Directions -
Read the lines that follow and pick out every one containing the word "with".

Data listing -
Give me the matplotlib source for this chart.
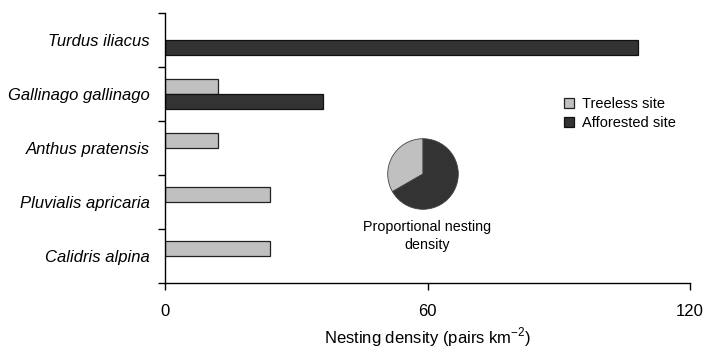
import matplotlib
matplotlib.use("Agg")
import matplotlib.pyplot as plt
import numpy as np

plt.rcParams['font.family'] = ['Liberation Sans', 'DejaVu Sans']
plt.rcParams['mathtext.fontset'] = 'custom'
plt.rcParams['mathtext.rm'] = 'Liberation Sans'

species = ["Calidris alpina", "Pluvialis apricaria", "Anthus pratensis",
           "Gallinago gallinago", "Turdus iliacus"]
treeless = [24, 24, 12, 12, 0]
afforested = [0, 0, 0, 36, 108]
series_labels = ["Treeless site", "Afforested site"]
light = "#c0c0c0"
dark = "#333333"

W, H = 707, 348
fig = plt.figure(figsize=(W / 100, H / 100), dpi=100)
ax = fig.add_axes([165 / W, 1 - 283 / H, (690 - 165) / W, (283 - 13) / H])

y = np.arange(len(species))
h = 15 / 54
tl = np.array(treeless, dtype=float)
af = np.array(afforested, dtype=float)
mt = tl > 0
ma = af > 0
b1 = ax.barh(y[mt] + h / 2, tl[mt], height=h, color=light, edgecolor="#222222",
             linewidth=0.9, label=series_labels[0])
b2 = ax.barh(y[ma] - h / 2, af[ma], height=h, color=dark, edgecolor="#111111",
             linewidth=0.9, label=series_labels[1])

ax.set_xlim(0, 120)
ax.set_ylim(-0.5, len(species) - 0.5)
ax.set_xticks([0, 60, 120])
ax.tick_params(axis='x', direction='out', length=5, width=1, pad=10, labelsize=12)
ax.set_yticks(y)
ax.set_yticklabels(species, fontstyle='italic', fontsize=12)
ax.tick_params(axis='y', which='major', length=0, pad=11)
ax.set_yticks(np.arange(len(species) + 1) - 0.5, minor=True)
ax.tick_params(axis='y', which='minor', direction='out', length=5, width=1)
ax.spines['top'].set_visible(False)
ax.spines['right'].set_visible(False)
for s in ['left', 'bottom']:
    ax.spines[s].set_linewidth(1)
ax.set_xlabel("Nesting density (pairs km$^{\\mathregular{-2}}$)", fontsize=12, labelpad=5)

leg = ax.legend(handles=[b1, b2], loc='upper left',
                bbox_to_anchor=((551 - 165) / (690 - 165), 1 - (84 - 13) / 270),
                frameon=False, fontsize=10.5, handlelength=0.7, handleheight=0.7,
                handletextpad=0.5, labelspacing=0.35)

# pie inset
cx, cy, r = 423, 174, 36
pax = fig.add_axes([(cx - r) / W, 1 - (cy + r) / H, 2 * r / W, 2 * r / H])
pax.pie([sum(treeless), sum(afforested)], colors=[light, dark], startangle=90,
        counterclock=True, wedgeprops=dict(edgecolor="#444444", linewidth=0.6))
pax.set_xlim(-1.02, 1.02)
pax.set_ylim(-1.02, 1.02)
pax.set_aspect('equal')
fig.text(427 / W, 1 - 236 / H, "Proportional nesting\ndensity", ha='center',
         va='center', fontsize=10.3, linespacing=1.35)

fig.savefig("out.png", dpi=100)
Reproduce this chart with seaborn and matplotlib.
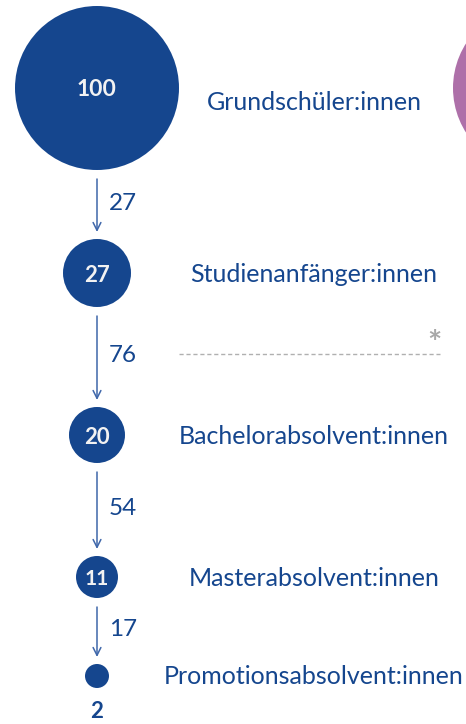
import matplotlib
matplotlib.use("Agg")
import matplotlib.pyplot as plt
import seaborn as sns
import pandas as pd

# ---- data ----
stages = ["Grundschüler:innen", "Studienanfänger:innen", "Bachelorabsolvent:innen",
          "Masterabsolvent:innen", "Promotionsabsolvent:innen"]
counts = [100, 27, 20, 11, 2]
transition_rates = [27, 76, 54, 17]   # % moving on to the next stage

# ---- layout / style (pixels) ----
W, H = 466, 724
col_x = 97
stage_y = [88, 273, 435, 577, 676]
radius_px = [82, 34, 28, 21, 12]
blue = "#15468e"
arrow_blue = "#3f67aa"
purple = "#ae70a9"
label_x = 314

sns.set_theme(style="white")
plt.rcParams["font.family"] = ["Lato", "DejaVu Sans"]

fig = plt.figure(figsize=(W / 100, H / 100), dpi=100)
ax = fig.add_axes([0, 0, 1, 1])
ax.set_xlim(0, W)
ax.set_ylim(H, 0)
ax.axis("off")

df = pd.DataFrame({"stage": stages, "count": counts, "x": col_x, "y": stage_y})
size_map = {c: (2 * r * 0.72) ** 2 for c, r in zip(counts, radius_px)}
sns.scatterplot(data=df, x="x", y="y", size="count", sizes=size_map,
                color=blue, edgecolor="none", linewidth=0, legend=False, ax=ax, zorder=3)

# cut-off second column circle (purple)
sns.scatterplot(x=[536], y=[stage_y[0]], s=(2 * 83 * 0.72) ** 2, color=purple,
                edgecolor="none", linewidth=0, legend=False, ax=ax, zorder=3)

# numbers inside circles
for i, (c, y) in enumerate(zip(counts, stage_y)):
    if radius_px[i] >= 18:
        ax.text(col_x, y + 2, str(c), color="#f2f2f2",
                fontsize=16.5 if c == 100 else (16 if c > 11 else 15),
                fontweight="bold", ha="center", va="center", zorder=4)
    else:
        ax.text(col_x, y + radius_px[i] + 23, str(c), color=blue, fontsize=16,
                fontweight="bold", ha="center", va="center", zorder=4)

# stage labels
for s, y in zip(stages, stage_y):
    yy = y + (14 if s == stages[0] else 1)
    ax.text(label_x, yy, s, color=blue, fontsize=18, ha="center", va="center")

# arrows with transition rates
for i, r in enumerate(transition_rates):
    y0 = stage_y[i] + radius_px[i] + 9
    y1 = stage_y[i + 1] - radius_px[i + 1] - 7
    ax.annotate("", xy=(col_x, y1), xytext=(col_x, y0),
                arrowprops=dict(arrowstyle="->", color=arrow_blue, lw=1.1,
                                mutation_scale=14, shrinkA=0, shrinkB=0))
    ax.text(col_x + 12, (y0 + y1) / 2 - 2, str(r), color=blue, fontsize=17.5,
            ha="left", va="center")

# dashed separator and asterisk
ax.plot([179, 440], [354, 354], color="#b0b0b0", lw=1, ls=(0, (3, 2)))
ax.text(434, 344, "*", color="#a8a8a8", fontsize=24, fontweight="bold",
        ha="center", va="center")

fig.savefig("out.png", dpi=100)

Complete answer -
Reproduce this chart with seaborn and matplotlib.
# arrows with transition rates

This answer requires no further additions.